Wartość człowieka w obozie mierzona była poprzez jego efektywność w pracy. Jeśli nie był w stanie osiągnąć całodniowej normy, nie tylko przestawał cieszyć się szacunkiem, ale dostawał także najmniejszą porcję żywności (tzw. „trzeci kocioł”) – najczęściej rozgotowanej i rzadkiej kaszy. Za „normalnego” uważano tego osadzonego, który osiągał wyniki w granicy od 100 do 125%. Jemu przysługiwała zwyczajny posiłek. Ostatnimi, stawianymi za wzór, byli tzw. „stachanowcy”, czyli robotnicy przekraczający 125% normy. Do kaszy nierzadko dokładano im kawałek ryby lub mięsa. Warto zaznaczyć, iż tak wysokie wyniki były naprawdę trudne do osiągnięcia, a najczęściej uzyskiwano je dzięki „tufcie” – oszustwu. Aby skłonić do niego brygadzistę, zazwyczaj trzeba było zapłacić lub zobowiązać się coś dla niego zrobić.
Najcięższe obowiązki powierzano zazwyczaj więźniom politycznym, osobom buntującym się i ludziom nierokującym żadnej nadziei dla komunizmu. W ten sposób chciano złamać ich opór. Szybko osiągano sukces, ponieważ warunki panujące w obozie często przekraczały możliwości ludzkiej wytrzymałości. Przykładem takiego postępowania może być potraktowanie Gorcewa – dawnego funkcjonariusza śledczego – który musiał pracować tak ciężko, że stracił przytomność. Podobna jest historia Kostylewa z czasu jego pobytu w Mostowicy. Pracował tam jako inżynier, co gwarantowało mu w miarę dobre warunki życia. Nadwyżkami jedzenia dzielił się z innymi więźniami, często także im pomagając. Nie znalazło to jednak uznania w oczach zarządców łagru, którzy podjęli oni decyzję, by wysłać młodzieńca do „lesopowału”. Katorga zmieniła stosunek Kostylewa do innych osadzonych. Zaczął patrzeć na nich jak na wrogów czując, iż nie może nikomu zaufać.

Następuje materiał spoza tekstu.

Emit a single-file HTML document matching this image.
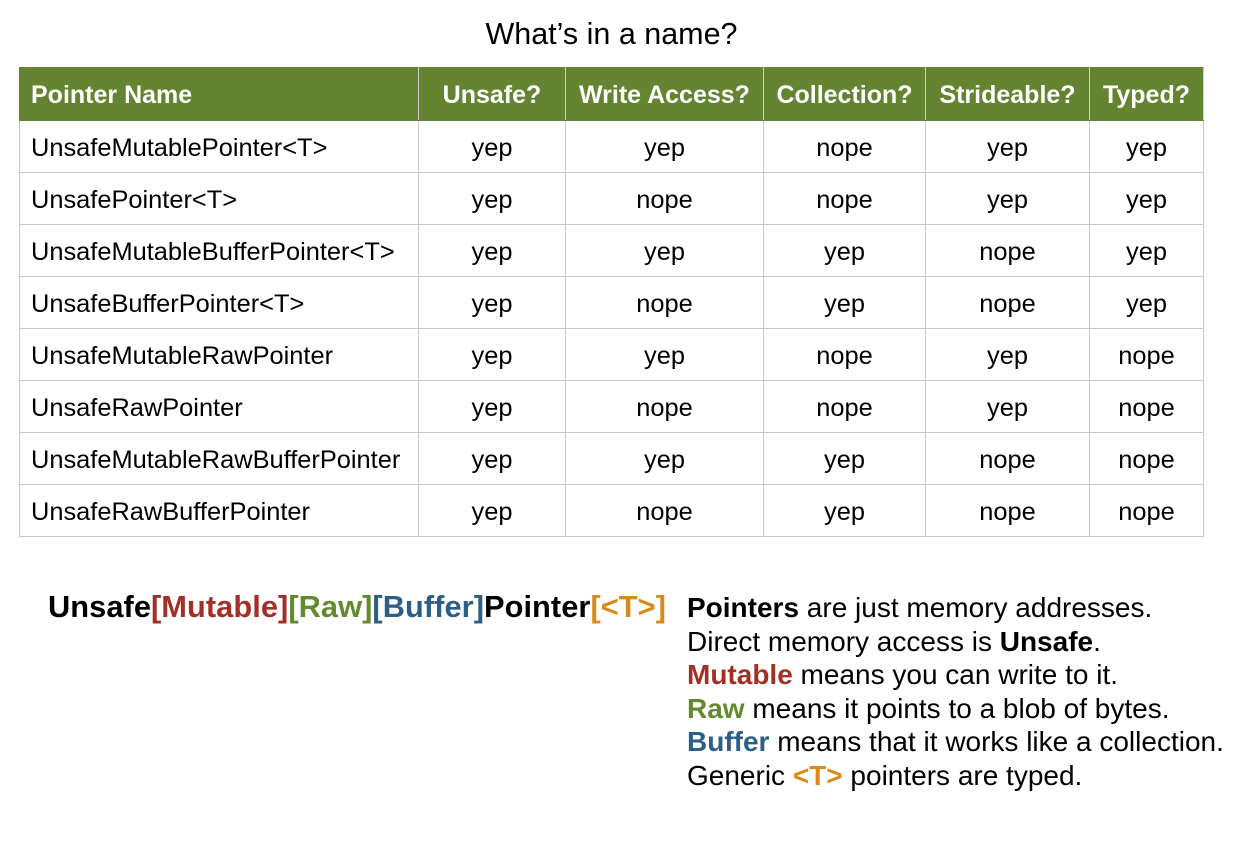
<!DOCTYPE html>
<html><head><style>
body{margin:0;width:1251px;height:850px;background:#fff;font-family:"Liberation Sans",sans-serif;position:relative;overflow:hidden;color:#000}
.t{position:absolute;top:17px;left:0;width:1223px;text-align:center;font-size:30.5px}
table{position:absolute;left:19px;top:67px;border-collapse:collapse;font-size:25.4px;table-layout:fixed}
td,th{border:1px solid #c8c8c8;height:51px;padding:3px 0 0 0;box-sizing:border-box;text-align:center;white-space:nowrap}
td{height:52px}
th{background:#648431;color:#fff;font-weight:bold;border-color:#648431;border-right-color:#d0d0d0;height:53px;font-size:25px}
td:first-child,th:first-child{text-align:left;padding-left:11px}
.big{position:absolute;left:48px;top:589px;font-size:30.8px;font-weight:bold;letter-spacing:0.05px}
.r{color:#a33024}.g{color:#628a2e}.b{color:#2d5f86}.o{color:#d88a1e}
.side{position:absolute;left:687px;top:591px;font-size:28px;line-height:33.6px;white-space:nowrap}
</style></head><body>
<div class="t">What’s in a name?</div>
<table>
<colgroup><col style="width:399px"><col style="width:147px"><col style="width:198px"><col style="width:162px"><col style="width:164px"><col style="width:114px"></colgroup>
<tr><th>Pointer Name</th><th>Unsafe?</th><th>Write Access?</th><th>Collection?</th><th>Strideable?</th><th>Typed?</th></tr>
<tr><td>UnsafeMutablePointer&lt;T&gt;</td><td>yep</td><td>yep</td><td>nope</td><td>yep</td><td>yep</td></tr>
<tr><td>UnsafePointer&lt;T&gt;</td><td>yep</td><td>nope</td><td>nope</td><td>yep</td><td>yep</td></tr>
<tr><td>UnsafeMutableBufferPointer&lt;T&gt;</td><td>yep</td><td>yep</td><td>yep</td><td>nope</td><td>yep</td></tr>
<tr><td>UnsafeBufferPointer&lt;T&gt;</td><td>yep</td><td>nope</td><td>yep</td><td>nope</td><td>yep</td></tr>
<tr><td>UnsafeMutableRawPointer</td><td>yep</td><td>yep</td><td>nope</td><td>yep</td><td>nope</td></tr>
<tr><td>UnsafeRawPointer</td><td>yep</td><td>nope</td><td>nope</td><td>yep</td><td>nope</td></tr>
<tr><td>UnsafeMutableRawBufferPointer</td><td>yep</td><td>yep</td><td>yep</td><td>nope</td><td>nope</td></tr>
<tr><td>UnsafeRawBufferPointer</td><td>yep</td><td>nope</td><td>yep</td><td>nope</td><td>nope</td></tr>
</table>
<div class="big">Unsafe<span class="r">[Mutable]</span><span class="g">[Raw]</span><span class="b">[Buffer]</span>Pointer<span class="o">[&lt;T&gt;]</span></div>
<div class="side">
<b>Pointers</b> are just memory addresses.<br>
Direct memory access is <b>Unsafe</b>.<br>
<b class="r">Mutable</b> means you can write to it.<br>
<b class="g">Raw</b> means it points to a blob of bytes.<br>
<b class="b">Buffer</b> means that it works like a collection.<br>
Generic <b class="o">&lt;T&gt;</b> pointers are typed.
</div>
</body></html>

Okrucieństwo pracy w łagrach poznał także sam narrator. Na początku działał w grupie tragarzy, więc jego los nie był najgorszy. Później przeniesiono go na żniwa, co wspominał bardzo dobrze. Lecz to właśnie ostatni etap jego pobytu w Jercewie okazał się najtrudniejszy. Skierowany do pracy w lesie, Gustaw szybko zaczął tracić siły i zdrowie. Wkrótce zorientował się, iż najprawdopodobniej nie przeżyje kolejnego półrocza. Dopiero dzięki głodówce udało mu się wymusić zwolnienie na mocy amnestii wprowadzonej po podpisaniu traktatu Sikorski-Majski.
Praca była dla osadzonych w łagrze największym przekleństwem, ale i jedyną możliwością przeżycia. Co ciekawe – ich wysiłki były przeliczane na pieniądze, a następnie księgowane. Jednak żaden z więźniów nie otrzymał nigdy wynagrodzenia za pracę – okazywało się, że wszystkie zyski zostały pochłonięte przez wydatki na jego utrzymanie w obozie. Jedyną nagrodą była więc możliwość przetrwania, w wypadku wielu osób tylko po to, by kolejnego dnia wstać i znowu ruszyć do pracy.